Aghillo

Affordance theory was originally developed by James Gibson, a psychologist interested in perception. Affordances were originally defined as ‘action possibilities’ between an animal and its environment. Specifically, the term affordance (clues in the environment) was used to indicate an action possibility that was sensed in an immediate, direct way with no sensory processing required. As an example of this construct, a slide control or push button would, it is claimed, be directly understandable and require no sensory processing. Affordances always exist as a relationship between an organism and its environment. Whilst looking to scramble up a steep, grassy slope trees afford grip to haul you up, rocks afford grip to propel. They also have to be usable, affordances do not exist if they cannot by physically used through lack of height for example. This notion of direct, immediate access to the ‘meaning’ of an affordance without sensory processing is obviously appealing to designers of products. It was popularised in human computer interface circles after Donald Norman used the concepts in Psychology of Everyday Things.

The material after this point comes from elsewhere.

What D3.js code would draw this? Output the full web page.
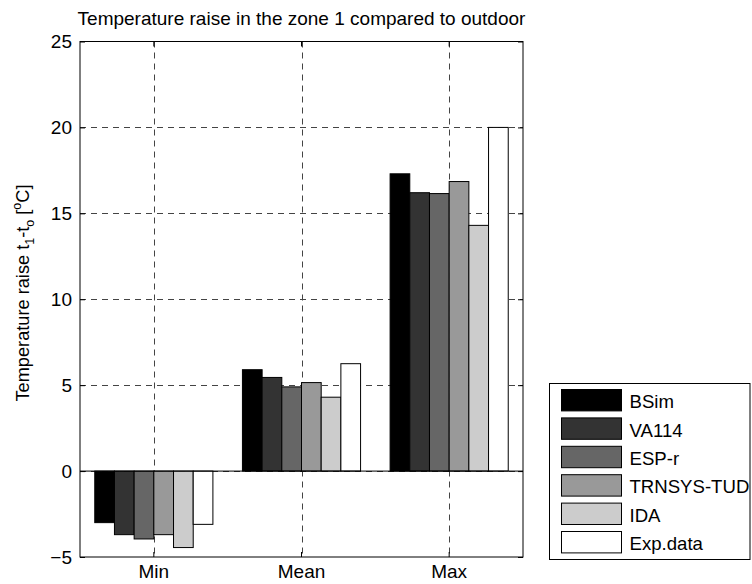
<!DOCTYPE html>
<html>
<head>
<meta charset="utf-8">
<script src="https://cdn.jsdelivr.net/npm/d3@7/dist/d3.min.js"></script>
<style>
  html, body { margin: 0; padding: 0; background: #fff; }
  svg { display: block; }
  text { font-family: "Liberation Sans", Arial, Helvetica, sans-serif; fill: #000; }
</style>
</head>
<body>
<svg id="chart" width="752" height="584"></svg>
<script>
// ---- data ----
const categories = ["Min", "Mean", "Max"];
const seriesNames = ["BSim", "VA114", "ESP-r", "TRNSYS-TUD", "IDA", "Exp.data"];
const bsim   = [-3.0, 5.9, 17.3];
const va114  = [-3.7, 5.45, 16.2];
const espr   = [-3.95, 4.9, 16.15];
const trnsys = [-3.7, 5.15, 16.85];
const ida    = [-4.45, 4.3, 14.3];
const expdata = [-3.1, 6.25, 20.0];
const yTicks = [-5, 0, 5, 10, 15, 20, 25];

const seriesValues = [bsim, va114, espr, trnsys, ida, expdata];
const fills = ["#000000", "#333333", "#666666", "#999999", "#cccccc", "#ffffff"];

// ---- layout ----
const L = 80, R = 523, T = 41.5, B = 557;
const svg = d3.select("#chart");

const x = d3.scaleBand().domain(categories).range([L, R]).paddingInner(0.2).paddingOuter(0.1);
const xs = d3.scaleBand().domain(seriesNames).range([0, x.bandwidth()]).padding(0);
const y = d3.scaleLinear().domain([-5, 25]).range([B, T]);

// grid
const grid = svg.append("g").attr("stroke", "#444").attr("stroke-width", 1).attr("stroke-dasharray", "6,5").attr("fill", "none");
yTicks.filter(v => v > -5 && v < 25).forEach(v => {
  grid.append("line").attr("x1", L).attr("x2", R).attr("y1", Math.round(y(v)) + 0.5).attr("y2", Math.round(y(v)) + 0.5);
});
categories.forEach(c => {
  const cx = Math.round(x(c) + x.bandwidth() / 2) + 0.5;
  grid.append("line").attr("x1", cx).attr("x2", cx).attr("y1", T).attr("y2", B);
});

// bars
const rows = [];
categories.forEach((c, ci) => {
  seriesNames.forEach((s, si) => rows.push({ c, s, si, v: seriesValues[si][ci] }));
});
svg.append("g").selectAll("rect").data(rows).join("rect")
  .attr("x", d => x(d.c) + xs(d.s))
  .attr("width", xs.bandwidth())
  .attr("y", d => y(Math.max(0, d.v)))
  .attr("height", d => Math.abs(y(d.v) - y(0)))
  .attr("fill", d => fills[d.si])
  .attr("stroke", "#000")
  .attr("stroke-width", 1);

// baseline
svg.append("line").attr("x1", L).attr("x2", R).attr("y1", y(0)).attr("y2", y(0)).attr("stroke", "#000").attr("stroke-width", 1);

// axes
const fs = "19px";
const yAxis = svg.append("g").attr("transform", `translate(${L},0)`)
  .call(d3.axisLeft(y).tickValues(yTicks).tickSizeInner(-5).tickSizeOuter(0).tickPadding(8));
yAxis.selectAll("text").style("font-size", fs);
svg.append("g").attr("transform", `translate(${R},0)`)
  .call(d3.axisRight(y).tickValues(yTicks).tickSizeInner(-5).tickSizeOuter(0).tickFormat(""));
const xAxis = svg.append("g").attr("transform", `translate(0,${B})`)
  .call(d3.axisBottom(x).tickSizeInner(-5).tickSizeOuter(0).tickPadding(8));
xAxis.selectAll("text").style("font-size", fs);
svg.append("g").attr("transform", `translate(0,${T})`)
  .call(d3.axisTop(x).tickSizeInner(-5).tickSizeOuter(0).tickFormat(""));
svg.selectAll(".domain").remove();
svg.selectAll(".tick line").attr("stroke", "#000");

// box
svg.append("rect").attr("x", L).attr("y", T).attr("width", R - L).attr("height", B - T)
  .attr("fill", "none").attr("stroke", "#000").attr("stroke-width", 1);

// title
svg.append("text").attr("x", (L + R) / 2).attr("y", 25).attr("text-anchor", "middle")
  .style("font-size", fs).text("Temperature raise in the zone 1 compared to outdoor");

// y label
const yl = svg.append("text").attr("transform", `translate(28.5,293) rotate(-90)`)
  .attr("text-anchor", "middle").style("font-size", "18.2px");
yl.append("tspan").text("Temperature raise t");
yl.append("tspan").attr("dy", 5).style("font-size", "12.5px").text("1");
yl.append("tspan").attr("dy", -5).text("-t");
yl.append("tspan").attr("dy", 5).style("font-size", "12.5px").text("o");
yl.append("tspan").attr("dy", -5).text(" [");
yl.append("tspan").attr("dy", -8).style("font-size", "12.5px").text("o");
yl.append("tspan").attr("dy", 8).text("C]");

// legend
const lg = svg.append("g");
lg.append("rect").attr("x", 549.5).attr("y", 383.5).attr("width", 200.5).attr("height", 176)
  .attr("fill", "#fff").attr("stroke", "#000").attr("stroke-width", 1);
seriesNames.forEach((s, i) => {
  const yy = 389.5 + i * 28.4;
  lg.append("rect").attr("x", 561.5).attr("y", yy).attr("width", 60).attr("height", 21.4)
    .attr("fill", fills[i]).attr("stroke", "#000").attr("stroke-width", 1);
  lg.append("text").attr("x", 629.5).attr("y", yy + 10.7 + 8).style("font-size", "18.6px").text(s);
});
</script>
</body>
</html>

In Norman’s view of interface design the notion of affordance was used alongside conceptual models and conventions to aid a designer. However, as interest in affordances grew he became concerned that discussion about them in hci circles was wandering further and further away from his original intention. Norman has expressed his dissatisfaction on this and distinguishes conceptual models, real affordances, perceived affordances, constraints and conventions.
Conceptual models provide the logic for how an interface works and provide a base for reasoning about possible actions in an interface. Real affordances are all the affordances that physically exist, but may not actually provide access to a designer’s intention. Perceived affordances are those that the designer has managed to make readily accessible and understandable to the user of the interface. Constraints exist in physical and logical form – an example of a physical constraint would be where a section of a monitor does not provide cursor feedback so it’s clear that no actions are possible in that areas. A logical constraint allows reasoning to be made about possibilities for example where a user is asked to click on five locations, but only four are visible. The user knows logically that another location must exist and can look for it using, e.g., scroll bars. Scroll bars are in turn examples of cultural conventions which have become to be accepted within communities. They are understood precisely because of their ubiquitous nature which has developed over time.

Norman is very clear on his wish to see these different aspects of interface design clearly separated out to help analysis and subsequent design. It is clear how an individual designer’s role can be much stronger in the development of intended perceived affordances of a product (they can have direct influence on this) whilst it is more difficult to change cultural constraints (at least in the short term).

When one thinks of traditional interaction with computing technology the vision that tends to be immediately conjured-up is that of a typical personal computer. A box containing all the essential digital technologies such as processor, memory and hard disk; a graphical screen for display, the visual output, perhaps speakers for audio output; for input the traditional image is that of keyboard and mouse. Interaction takes place though key presses, through button presses using the mouse, and output takes place through the screen and speakers as previously mentioned.
However, interactions do not need to be like that. In the world of tangible interaction effort has been made to connect digital data with physical representations so that control of any underlying data is effected through direct manipulation of physical objects. It is a world where computer scientist meets product designer; where artists meet robotics experts. This is an area where cross-disciplinary skills will be required in abundance.
This need to work across discipline boundaries, to integrate different skills, is highlighted in [Baskinger & Gross 2010] where the authors point out that ‘Tangible interaction practitioners, researchers, and educators integrate knowledge from many areas. They draw upon traditional design, engineering, computing, and robotics in a mashup of skills and methods—thinking and making in physical form, electronics, and code’. This phrase is particularly noteworthy as it identifies the types of skills, working practices and perhaps challenges that are sure to emerge as a possible new discipline takes shape.

The Hit Me Interactive Lamp was designed by Carnegie Mellon students Henry Julier, Justin Rheinfrank, Amanda Ip, and Michael Cruz-Restrepo. It responds directly to different touches. If finger tips are pressed on the lamp then this is reflected through individual leds lighting up and a corresponding pattern appearing. If the palm of a hand is placed over the lamp then it responds with a diffuse glow. The lamp also responds to the length of time it is touched – so quick touches result in lights flashing, prolonged touching ensures the lamp stays on.

These paper robots were designed by Greg Saul from Carnegie Mellon and Victoria University of Wellington. They make use of special materials called ‘Shape-Memory-Alloys’ for actuators, gold leaf printed circuits and embedded microchips for intelligence and can be programmed to respond to light, sound or on-line chat. Their designer was interested in ‘using new technologies, materials and information channels to create systems instead of designs or perhaps more accurately designs that are a dialogue between the user and the designer with computer program as mediation’.

These examples are interesting and embody, in simple ways, the types of knowledge and skills that are required in this area.